During the war between Austria and Prussia Silesia was incorporated into the Prussian state. During the Seven Years' War (1756-1763), hostile armies besieged the city four times, conquering it each time. It was only the economic reforms of the Napoleonic Wars that caused some revival.

Soon after the end of WWII, a Polish operational group arrived in the city, took over and began organizing local administration. The German population was displaced, and Polish settlers came in to replace it. The city itself did not suffer major losses as a result of the war, which facilitated its subsequent development.
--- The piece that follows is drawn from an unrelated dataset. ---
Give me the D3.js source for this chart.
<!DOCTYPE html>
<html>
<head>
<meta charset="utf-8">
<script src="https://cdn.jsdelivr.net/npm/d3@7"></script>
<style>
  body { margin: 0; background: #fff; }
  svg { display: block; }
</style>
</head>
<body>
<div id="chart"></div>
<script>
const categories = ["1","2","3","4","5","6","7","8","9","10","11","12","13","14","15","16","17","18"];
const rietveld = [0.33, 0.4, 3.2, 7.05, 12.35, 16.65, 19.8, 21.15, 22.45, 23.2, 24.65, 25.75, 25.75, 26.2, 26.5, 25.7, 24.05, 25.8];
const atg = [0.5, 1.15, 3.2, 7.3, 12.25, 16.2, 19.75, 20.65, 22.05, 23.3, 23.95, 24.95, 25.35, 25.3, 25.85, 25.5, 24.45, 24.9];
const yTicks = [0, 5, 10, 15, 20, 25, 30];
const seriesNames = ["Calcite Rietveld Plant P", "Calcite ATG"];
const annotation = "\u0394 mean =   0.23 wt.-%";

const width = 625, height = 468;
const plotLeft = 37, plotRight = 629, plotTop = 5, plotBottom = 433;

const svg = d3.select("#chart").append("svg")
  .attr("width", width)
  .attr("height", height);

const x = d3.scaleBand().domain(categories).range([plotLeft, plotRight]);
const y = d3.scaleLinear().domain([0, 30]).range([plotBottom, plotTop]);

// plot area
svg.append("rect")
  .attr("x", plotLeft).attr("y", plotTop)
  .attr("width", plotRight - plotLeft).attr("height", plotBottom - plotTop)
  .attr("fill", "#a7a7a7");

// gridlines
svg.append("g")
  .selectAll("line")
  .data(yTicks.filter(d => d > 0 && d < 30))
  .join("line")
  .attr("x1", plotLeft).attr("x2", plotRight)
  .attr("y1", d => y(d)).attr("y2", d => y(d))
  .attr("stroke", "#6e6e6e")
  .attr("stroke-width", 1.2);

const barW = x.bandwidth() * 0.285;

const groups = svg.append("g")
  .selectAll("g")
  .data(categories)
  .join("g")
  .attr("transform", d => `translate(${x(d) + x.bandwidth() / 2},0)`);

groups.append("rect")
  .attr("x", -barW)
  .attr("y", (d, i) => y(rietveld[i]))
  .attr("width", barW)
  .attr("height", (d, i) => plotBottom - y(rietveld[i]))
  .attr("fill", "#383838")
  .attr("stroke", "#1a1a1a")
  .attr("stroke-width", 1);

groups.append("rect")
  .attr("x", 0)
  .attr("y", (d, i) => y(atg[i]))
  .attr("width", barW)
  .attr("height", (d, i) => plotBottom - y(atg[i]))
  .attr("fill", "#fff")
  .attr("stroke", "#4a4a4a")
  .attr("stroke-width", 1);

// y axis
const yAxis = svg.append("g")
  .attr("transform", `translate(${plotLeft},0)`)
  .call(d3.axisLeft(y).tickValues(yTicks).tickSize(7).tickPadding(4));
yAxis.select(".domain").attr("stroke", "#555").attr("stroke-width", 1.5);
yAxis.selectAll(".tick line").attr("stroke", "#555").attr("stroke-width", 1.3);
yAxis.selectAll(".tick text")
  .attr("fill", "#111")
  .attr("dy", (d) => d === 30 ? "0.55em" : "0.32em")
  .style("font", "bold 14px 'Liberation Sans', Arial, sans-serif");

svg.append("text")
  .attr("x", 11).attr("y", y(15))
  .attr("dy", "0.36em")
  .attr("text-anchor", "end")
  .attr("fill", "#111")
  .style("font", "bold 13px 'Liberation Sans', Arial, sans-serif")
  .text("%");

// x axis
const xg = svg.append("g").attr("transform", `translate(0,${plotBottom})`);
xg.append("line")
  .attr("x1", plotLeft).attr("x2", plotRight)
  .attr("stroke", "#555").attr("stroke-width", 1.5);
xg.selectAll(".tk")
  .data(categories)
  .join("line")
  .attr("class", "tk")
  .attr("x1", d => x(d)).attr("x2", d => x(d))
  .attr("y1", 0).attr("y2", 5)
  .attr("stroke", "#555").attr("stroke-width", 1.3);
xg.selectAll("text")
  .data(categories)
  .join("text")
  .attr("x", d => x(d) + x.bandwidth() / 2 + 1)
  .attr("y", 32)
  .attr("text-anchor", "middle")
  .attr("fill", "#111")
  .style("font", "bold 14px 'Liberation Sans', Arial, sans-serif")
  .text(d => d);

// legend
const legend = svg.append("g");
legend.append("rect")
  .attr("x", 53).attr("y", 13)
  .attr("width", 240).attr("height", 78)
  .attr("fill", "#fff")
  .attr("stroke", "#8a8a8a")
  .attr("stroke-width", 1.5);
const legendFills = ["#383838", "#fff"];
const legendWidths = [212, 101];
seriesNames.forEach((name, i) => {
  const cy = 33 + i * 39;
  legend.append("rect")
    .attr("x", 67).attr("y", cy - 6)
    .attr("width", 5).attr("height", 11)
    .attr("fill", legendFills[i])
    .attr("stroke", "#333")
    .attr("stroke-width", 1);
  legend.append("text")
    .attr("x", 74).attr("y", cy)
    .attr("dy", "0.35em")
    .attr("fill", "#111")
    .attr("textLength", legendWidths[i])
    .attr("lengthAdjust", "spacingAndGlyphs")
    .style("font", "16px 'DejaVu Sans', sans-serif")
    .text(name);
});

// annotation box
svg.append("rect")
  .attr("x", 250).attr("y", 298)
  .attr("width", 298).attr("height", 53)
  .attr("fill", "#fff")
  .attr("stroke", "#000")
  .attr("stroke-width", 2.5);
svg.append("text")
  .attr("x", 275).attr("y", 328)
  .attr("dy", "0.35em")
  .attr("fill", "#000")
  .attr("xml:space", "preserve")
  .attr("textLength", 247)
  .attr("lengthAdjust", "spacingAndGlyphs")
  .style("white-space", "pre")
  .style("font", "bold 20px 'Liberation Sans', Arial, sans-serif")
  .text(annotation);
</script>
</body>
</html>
In the post-war period, the industry was significantly expanded.

The year 2004 brought the creation of the Świdnicka Diocese.

Swidnica is located in south-western Poland in the region of Silesia.  On January 1, 1999, Świdnica became the capital of the Swidnica County (powiat). It has an area of around 21.76 square kilometres and a population of 57,671 inhabitants (as of 2018).

The Wałbrzych Special Economic Zone Invest-Park was created in 2004, which is historical event for the local economy. Since then, 12 companies have invested in Świdnica, including Colgate - Palmolive Manufacturing Poland Sp. z o. o. and Electrolux Poland Sp.


The Church of Peace in Swidnica

In 2001, the most valuable monument in Świdnica - the Peace Church St. Of the Trinity, was declared a World Cultural Heritage and was included on the UNESCO List.



Świdnica - the pearl of the Silesian Baroque, famous for its excellent beer, delicious gingerbread, merchant traditions, antique market, numismatic items and curiosities, religious conflicts between Catholics and Protestants, which resulted in two impressive temples, the Church of Peace and St. Stanisław and Wacław is today considered to be an absolute "must visit" among tourists.

The history of Poles, Czechs, Germans, French, Hungarians, Austrians, Greeks, Jews and Russians intertwine in Swidnica. One of the oldest flea markets in Poland was also born here.